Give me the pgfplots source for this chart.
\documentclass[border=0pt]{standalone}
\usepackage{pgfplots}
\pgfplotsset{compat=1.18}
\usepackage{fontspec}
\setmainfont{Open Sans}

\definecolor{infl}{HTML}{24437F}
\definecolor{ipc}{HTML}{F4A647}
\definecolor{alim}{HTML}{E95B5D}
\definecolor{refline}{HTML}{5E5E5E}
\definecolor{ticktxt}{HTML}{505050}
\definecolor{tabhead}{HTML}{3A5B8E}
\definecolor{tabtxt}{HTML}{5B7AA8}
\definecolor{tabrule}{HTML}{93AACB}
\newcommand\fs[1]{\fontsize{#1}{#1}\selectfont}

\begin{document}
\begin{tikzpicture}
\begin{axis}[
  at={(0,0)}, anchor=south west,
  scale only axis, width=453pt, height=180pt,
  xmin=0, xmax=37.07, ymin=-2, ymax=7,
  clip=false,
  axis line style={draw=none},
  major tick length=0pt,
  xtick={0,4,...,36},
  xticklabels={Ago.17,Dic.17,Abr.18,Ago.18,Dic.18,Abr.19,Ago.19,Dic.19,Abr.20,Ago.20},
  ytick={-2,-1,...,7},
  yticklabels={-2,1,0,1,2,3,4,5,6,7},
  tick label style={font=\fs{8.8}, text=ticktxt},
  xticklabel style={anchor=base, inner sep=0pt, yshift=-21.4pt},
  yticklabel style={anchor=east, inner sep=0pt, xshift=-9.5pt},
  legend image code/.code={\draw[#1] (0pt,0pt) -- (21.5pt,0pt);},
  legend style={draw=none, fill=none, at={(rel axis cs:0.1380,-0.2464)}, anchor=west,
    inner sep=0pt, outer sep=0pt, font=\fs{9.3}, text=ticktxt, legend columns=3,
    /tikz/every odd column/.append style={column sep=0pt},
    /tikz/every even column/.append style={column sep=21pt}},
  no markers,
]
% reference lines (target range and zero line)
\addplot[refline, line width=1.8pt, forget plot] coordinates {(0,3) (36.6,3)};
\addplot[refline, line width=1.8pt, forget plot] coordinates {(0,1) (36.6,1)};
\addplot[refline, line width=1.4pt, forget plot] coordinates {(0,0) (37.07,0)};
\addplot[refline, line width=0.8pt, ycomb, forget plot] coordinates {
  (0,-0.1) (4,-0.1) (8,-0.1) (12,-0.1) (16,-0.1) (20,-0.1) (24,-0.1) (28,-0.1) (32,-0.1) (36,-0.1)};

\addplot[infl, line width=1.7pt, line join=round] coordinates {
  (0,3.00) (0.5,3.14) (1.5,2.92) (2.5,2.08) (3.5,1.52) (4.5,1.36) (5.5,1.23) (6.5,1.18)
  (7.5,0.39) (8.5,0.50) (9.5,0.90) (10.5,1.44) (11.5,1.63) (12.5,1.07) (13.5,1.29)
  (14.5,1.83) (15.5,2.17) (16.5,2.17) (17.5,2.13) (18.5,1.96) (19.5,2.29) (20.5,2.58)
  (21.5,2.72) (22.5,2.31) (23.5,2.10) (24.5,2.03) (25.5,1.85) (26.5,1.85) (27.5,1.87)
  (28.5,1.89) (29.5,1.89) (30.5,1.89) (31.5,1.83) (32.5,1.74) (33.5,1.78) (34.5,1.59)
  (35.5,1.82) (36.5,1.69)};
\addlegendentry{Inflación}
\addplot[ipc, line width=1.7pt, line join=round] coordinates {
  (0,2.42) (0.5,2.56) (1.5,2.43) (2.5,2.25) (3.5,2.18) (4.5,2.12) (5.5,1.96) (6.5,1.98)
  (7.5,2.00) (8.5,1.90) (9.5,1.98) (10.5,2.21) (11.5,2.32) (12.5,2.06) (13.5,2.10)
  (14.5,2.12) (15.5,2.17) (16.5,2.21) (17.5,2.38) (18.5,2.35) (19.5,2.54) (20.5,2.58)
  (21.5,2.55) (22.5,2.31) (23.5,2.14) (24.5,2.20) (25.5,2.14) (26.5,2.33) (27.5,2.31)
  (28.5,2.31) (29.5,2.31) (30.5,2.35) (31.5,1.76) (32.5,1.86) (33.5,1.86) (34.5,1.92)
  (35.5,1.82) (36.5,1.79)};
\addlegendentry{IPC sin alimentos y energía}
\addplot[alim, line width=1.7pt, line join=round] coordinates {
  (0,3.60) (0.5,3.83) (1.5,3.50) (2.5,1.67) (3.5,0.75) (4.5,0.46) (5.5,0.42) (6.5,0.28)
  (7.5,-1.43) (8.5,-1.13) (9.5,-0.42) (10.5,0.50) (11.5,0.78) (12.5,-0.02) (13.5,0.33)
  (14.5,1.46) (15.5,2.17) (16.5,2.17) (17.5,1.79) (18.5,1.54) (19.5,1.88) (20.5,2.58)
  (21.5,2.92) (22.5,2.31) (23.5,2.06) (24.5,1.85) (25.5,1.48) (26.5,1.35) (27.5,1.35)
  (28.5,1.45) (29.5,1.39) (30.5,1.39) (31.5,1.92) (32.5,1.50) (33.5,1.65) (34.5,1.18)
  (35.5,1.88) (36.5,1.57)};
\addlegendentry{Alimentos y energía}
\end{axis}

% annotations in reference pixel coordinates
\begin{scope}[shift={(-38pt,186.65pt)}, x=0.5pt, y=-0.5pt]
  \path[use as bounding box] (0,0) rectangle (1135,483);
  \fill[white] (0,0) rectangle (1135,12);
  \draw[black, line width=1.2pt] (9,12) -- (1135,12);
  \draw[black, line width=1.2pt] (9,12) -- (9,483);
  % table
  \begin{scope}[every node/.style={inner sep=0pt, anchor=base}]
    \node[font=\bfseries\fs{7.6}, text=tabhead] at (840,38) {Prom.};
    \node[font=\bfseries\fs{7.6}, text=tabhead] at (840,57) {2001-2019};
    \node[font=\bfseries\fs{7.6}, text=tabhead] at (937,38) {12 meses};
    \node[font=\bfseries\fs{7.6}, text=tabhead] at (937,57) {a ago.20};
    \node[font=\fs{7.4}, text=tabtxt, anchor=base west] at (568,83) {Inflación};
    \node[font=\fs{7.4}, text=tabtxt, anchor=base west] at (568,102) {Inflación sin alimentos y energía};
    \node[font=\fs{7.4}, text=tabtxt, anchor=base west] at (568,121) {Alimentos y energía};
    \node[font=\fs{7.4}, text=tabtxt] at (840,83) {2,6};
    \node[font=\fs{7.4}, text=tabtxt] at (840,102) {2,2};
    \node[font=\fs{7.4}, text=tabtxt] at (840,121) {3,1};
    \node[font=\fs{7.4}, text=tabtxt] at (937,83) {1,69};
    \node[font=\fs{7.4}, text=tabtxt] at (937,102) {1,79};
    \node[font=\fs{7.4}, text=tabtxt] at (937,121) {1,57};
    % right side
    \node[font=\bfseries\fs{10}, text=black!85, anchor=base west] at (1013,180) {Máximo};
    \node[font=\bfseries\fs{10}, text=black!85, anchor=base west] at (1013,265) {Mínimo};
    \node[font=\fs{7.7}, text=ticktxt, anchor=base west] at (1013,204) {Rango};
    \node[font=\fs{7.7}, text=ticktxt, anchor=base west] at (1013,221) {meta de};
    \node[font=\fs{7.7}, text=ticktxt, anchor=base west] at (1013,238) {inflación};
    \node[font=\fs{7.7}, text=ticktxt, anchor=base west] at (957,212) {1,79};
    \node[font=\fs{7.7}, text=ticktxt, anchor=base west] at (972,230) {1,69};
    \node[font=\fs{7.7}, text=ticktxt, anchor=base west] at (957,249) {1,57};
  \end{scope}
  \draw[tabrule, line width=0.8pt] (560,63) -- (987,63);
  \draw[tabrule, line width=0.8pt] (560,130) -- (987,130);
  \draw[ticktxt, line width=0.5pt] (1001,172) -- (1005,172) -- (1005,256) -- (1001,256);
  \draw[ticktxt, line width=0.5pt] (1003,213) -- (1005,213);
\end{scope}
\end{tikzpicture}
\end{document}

==

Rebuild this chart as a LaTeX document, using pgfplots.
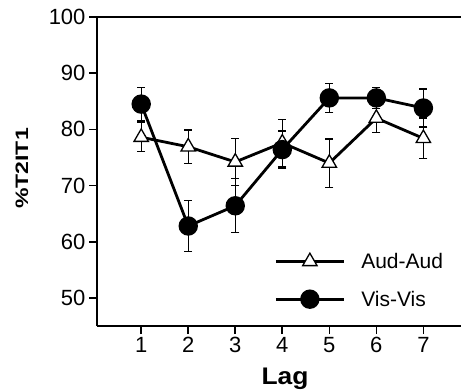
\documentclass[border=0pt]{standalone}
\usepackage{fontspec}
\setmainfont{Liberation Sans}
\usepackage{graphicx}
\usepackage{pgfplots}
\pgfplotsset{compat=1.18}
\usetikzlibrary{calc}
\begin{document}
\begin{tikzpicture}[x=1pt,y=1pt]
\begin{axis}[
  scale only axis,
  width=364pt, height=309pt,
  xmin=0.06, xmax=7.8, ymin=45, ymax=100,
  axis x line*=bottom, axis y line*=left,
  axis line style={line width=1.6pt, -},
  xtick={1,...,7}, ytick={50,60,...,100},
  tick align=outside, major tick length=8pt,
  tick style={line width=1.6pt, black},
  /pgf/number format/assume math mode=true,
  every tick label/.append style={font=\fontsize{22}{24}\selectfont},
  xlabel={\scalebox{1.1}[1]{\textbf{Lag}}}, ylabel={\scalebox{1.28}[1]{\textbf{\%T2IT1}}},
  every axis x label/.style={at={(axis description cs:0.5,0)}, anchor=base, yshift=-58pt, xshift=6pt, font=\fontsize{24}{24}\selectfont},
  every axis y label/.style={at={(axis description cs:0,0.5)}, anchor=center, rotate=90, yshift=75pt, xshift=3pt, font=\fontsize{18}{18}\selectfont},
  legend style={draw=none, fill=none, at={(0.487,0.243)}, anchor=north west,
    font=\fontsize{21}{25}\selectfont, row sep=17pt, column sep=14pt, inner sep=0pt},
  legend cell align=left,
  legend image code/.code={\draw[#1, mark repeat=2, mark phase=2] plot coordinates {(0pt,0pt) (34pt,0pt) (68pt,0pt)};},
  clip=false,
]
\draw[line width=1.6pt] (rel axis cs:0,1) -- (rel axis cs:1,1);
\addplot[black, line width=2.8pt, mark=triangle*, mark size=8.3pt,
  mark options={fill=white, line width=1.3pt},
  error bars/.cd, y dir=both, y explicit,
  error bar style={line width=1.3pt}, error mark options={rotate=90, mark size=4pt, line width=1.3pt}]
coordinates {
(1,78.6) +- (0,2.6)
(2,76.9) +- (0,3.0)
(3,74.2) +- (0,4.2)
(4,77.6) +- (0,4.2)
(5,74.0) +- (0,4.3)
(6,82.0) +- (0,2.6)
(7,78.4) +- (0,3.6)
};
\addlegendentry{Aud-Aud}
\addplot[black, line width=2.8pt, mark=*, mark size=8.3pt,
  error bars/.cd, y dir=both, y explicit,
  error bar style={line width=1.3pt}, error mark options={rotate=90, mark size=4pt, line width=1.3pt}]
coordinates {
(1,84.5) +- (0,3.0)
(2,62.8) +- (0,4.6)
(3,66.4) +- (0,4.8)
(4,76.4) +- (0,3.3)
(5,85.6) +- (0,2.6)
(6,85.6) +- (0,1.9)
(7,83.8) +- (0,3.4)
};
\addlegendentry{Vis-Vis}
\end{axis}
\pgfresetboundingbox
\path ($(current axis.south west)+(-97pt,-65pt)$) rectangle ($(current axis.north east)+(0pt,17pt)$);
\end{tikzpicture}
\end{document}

# Task description:
State how many lines hold the word "this". The number is the whole answer.

# Problem solution:
2